Supreme Court Justices Signal Desire to Strike Down Marriage Equality Ruling
The fight is never over.
News broke today that the U.S. Supreme Court has decided not to weigh in on the case of Kim Davis, who, a few years ago, tried to use religious freedom as an excuse to refuse to issue marriage licenses to same-sex couples—though it was her government job to do so as a former Rowan County, Kentucky clerk—even after the court’s ruling in Obergefell v. Hodges made same-sex marriage a constitutionally protected right.
That’s great, since it leaves in place the previous ruling, allowing two same-sex couples to move forward with lawsuits against Davis over her actions. Sadly, it also comes with some very troubling, if not unexpected, news: Two Supreme Court justices who supported turning the case away specified that they only did so because they don’t think it would provide the kind of straightforward justification to strike down the Obergefell decision that they’re looking for.
Justice Clarence Thomas wrote in the court’s decision, “This petition implicates important questions about the scope of our decision in Obergefell, but it does not cleanly present them. For that reason, I concur in the denial of certiorari.” He continued, joined by Justice Samuel Alito,
Davis may have been one of the first victims of this court’s cavalier treatment of religion in its Obergefell decision, but she will not be the last. Due to Obergefell, those with sincerely held religious beliefs concerning marriage will find it increasingly difficult to participate in society without running afoul of Obergefell and its effect on other anti-discrimination laws.
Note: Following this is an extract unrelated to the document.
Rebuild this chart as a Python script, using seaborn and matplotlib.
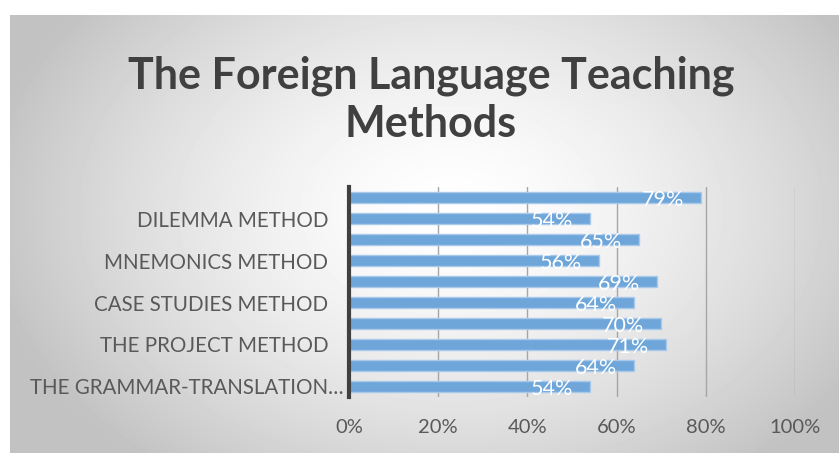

It would be one thing if recognition for same-sex marriage had been debated and adopted through the democratic process, with the people deciding not to provide statutory protections for religious liberty under state law. But it is quite another when the court forces that choice upon society through its creation of atextual constitutional rights and its ungenerous interpretation of the Free Exercise Clause, leaving those with religious objections in the lurch.
Thomas also tried to defend Davis as someone whose whose “sincerely held religious beliefs,” her “traditional Christian values,” were labeled, through Obergefell, as “tantamount to invidious discrimination toward homosexuals.” That is, of course, absurd for every reason under the sun, which we’ve already talked to death over the years, and it’s exhausting that this is coming up again, but we all knew it was coming as Republicans push ahead with their plan to remake the court in a way that favors their terrible worldview.
What’s alarming, though, is the clear drive to completely undo the Obergefell deicision, with Thomas concluding,
Nevertheless, this petition provides a stark reminder of the consequences of Obergefell. By choosing to privilege a novel constitutional right over the religious liberty interests explicitly protected in the First Amendment, and by doing so undemocratically, the Court has created a problem that only it can fix. Until then, Obergefell will continue to have “ruinous consequences for religious liberty.” 576 U. S., at 734 (THOMAS, J., dissenting).
If Republicans succeed in installing Amy Coney Barrett on the court—and it seems they will—it’s difficult to say what will happen and when the conservative justices’ ideal case to strike down marriage equality will come along, but it’s hard to believe they won’t try and succeed with six conservative justices, given that Obergefell was a 5-4 decision with the majority including two justices who are no longer on the court. Even if Joe Biden wins the 2020 election, marriage equality will be in peril without some major steps taken to protect it, possibly sending us back to, at best, the untenable days of state-by-state same-sex marriage laws.